To pick up as many “writing” points as possible, make sure that your writing flows smoothly from one idea to the next. Use strong and clear transitions at the start of each new paragraph. You might begin a new paragraph, for example, by saying “Similar to her use of historical evidence, the author employs statistical evidence to argue that the economy is strong.” You should also connect separate clauses with words and phrases that show the specific nature of their relationship, such as “thus,” “therefore,” “nevertheless,” “for example” and “in contrast.”
It’s also important to vary the structure of your sentences. Instead of writing “John is hungry. John is tired. John is not having a good day,” write “John is feeling hungry and tired. As you might guess, he is not having a good day.” Avoid starting consecutive sentences and paragraphs with the same word. One trick to help mix up sentence structure is to throw in an occasional rhetorical question, such as “How would the early Monicaros have felt if they too lacked freedom?”
Whenever possible, forgo passive sentences for active ones. Instead of writing “The apple was eaten by the boy,” for instance, write “The boy ate the apple.” What you’re essentially doing is replacing any “to be” verb forms (“was”) with a verb that represents the action actually taking place in the sentence (eating, or “ate”).

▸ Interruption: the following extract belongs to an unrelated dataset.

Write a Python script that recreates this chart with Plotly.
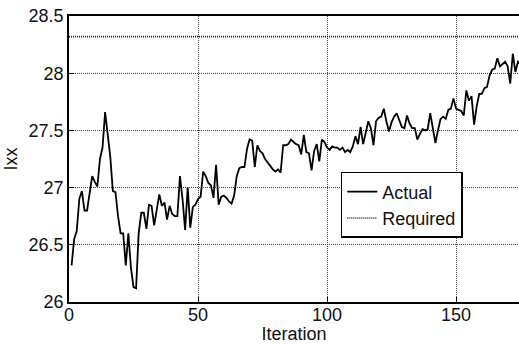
import plotly.graph_objects as go

# Ixx per optimisation iteration
iterations = list(range(1, 176))
actual = [
    26.32, 26.55, 26.62, 26.90, 26.97, 26.80, 26.80, 26.95, 27.10, 27.05,
    27.01, 27.25, 27.35, 27.66, 27.48, 27.27, 26.97, 26.96, 26.75, 26.60,
    26.60, 26.32, 26.60, 26.30, 26.13, 26.12, 26.60, 26.78, 26.78, 26.64,
    26.85, 26.84, 26.67, 26.80, 26.94, 26.84, 26.87, 26.72, 26.84, 26.77,
    26.75, 26.75, 27.10, 26.90, 26.63, 27.00, 26.65, 26.83, 26.85, 26.90,
    26.92, 27.14, 27.10, 27.04, 27.02, 26.91, 27.20, 26.85, 26.92, 26.93,
    26.91, 26.88, 26.86, 26.93, 27.10, 27.17, 27.18, 27.18, 27.34, 27.42,
    27.41, 27.18, 27.37, 27.32, 27.30, 27.25, 27.22, 27.18, 27.16, 27.14,
    27.16, 27.13, 27.37, 27.37, 27.38, 27.42, 27.40, 27.38, 27.37, 27.29,
    27.46, 27.31, 27.30, 27.15, 27.32, 27.38, 27.23, 27.42, 27.40, 27.35,
    27.33, 27.36, 27.35, 27.35, 27.33, 27.35, 27.31, 27.33, 27.31, 27.36,
    27.45, 27.38, 27.53, 27.38, 27.48, 27.58, 27.52, 27.37, 27.58, 27.61,
    27.62, 27.69, 27.58, 27.49, 27.57, 27.62, 27.65, 27.58, 27.53, 27.52,
    27.63, 27.56, 27.52, 27.52, 27.42, 27.47, 27.51, 27.50, 27.51, 27.65,
    27.50, 27.39, 27.50, 27.60, 27.62, 27.60, 27.68, 27.69, 27.78, 27.69,
    27.68, 27.67, 27.63, 27.85, 27.76, 27.80, 27.55, 27.71, 27.82, 27.82,
    27.87, 27.88, 27.98, 28.03, 28.04, 28.13, 28.06, 28.08, 28.10, 28.06,
    27.91, 28.17, 28.01, 28.10, 28.08,
]
required_value = 28.32
required_x = [0, 175]

x_ticks = [0, 50, 100, 150]
y_ticks = [26, 26.5, 27, 27.5, 28, 28.5]
y_tick_text = ["26", "26.5", "27", "27.5", "28", "28.5"]

font = dict(family="Liberation Sans, Arial, sans-serif", size=18, color="#111")
tick_font = dict(family="Liberation Sans, Arial, sans-serif", size=18, color="#111")

fig = go.Figure()
fig.add_trace(go.Scatter(
    x=iterations, y=actual, mode="lines", name="Actual",
    line=dict(color="black", width=1.8),
))
fig.add_trace(go.Scatter(
    x=required_x, y=[required_value] * len(required_x), mode="lines", name="Required",
    line=dict(color="#222", width=1.6, dash="1px,1px"),
))

fig.update_layout(
    width=519, height=344,
    margin=dict(l=69, r=0, t=16, b=42, autoexpand=False),
    paper_bgcolor="white", plot_bgcolor="white",
    font=font,
    showlegend=True,
    legend=dict(
        x=0.604, y=0.455, xanchor="left", yanchor="top",
        bgcolor="white", bordercolor="black", borderwidth=1.5,
        font=font,
        itemwidth=30, tracegroupgap=0,
    ),
)
fig.update_xaxes(
    range=[0, 174.4], tickvals=x_ticks, ticks="inside", ticklen=5,
    tickfont=tick_font, ticklabelstandoff=-4, automargin=False,
    tickcolor="black", showline=True, linecolor="black", linewidth=1.5, mirror=True,
    showgrid=True, gridcolor="#444", griddash="1px,1px", gridwidth=1,
    zeroline=False,
    title=dict(text="Iteration", standoff=0, font=font),
)
fig.update_yaxes(
    range=[26, 28.5], tickvals=y_ticks, ticktext=y_tick_text, ticks="inside", ticklen=5,
    tickfont=tick_font, automargin=False,
    tickcolor="black", showline=True, linecolor="black", linewidth=1.5,
    showgrid=True, gridcolor="#444", griddash="1px,1px", gridwidth=1,
    zeroline=False,
    title=dict(text="Ixx", standoff=6, font=font),
)

fig.write_html("out.html")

The SAT also expects you to write formally. This means avoiding contractions like “it’s” or “that’s” in favor of “it is” or “that is,” as well as avoiding the first person (I, we, me, etc.). You should also avoid clichés or any expressions that sound too colloquial. Try to emulate the type of formal writing you find in many academic essays and school textbooks. This also means aiming to use advanced vocabulary when appropriate. Just make sure you’re using any advanced word correctly—when in doubt, leave it out.
Practice Makes Perfect
Now that you’re armed with the knowledge of what to do on the essay, it’s essential to practice. You’ll ideally want to write a couple of practice essays before you sit for the real thing.
It’s best to practice with official College Board essay prompts, since prompts written by test prep companies might not always represent what you’ll see on test day as accurately. Fortunately, College Board has already released a number of prompts. You can find two prompts, including scored sample responses with College Board commentary, here. There are also another four included with the four released practice tests here, as well as an additional two in the new Official SAT Study Guide.
If you’ve exhausted these eight practice prompts, you can also practice with old AP English Language and Composition free response questions, available here. The second question in each free response asks you to compete essentially the same task as the SAT essay question.
Make sure to adhere to the 50 minute time limit when practicing!
The new (or “redesigned”) SAT features a very different type of essay question than the prior SAT did. Although this essay is optional, it’s a good idea to take it so as not to close the door on any colleges you might be eventually wish to apply to. You can make sure you’re prepared on test day by combining the advice in this article with writing multiple, timed practice essays. Because the assignment and scoring criteria never change, preparing should leave you with no surprises and a high set of scores.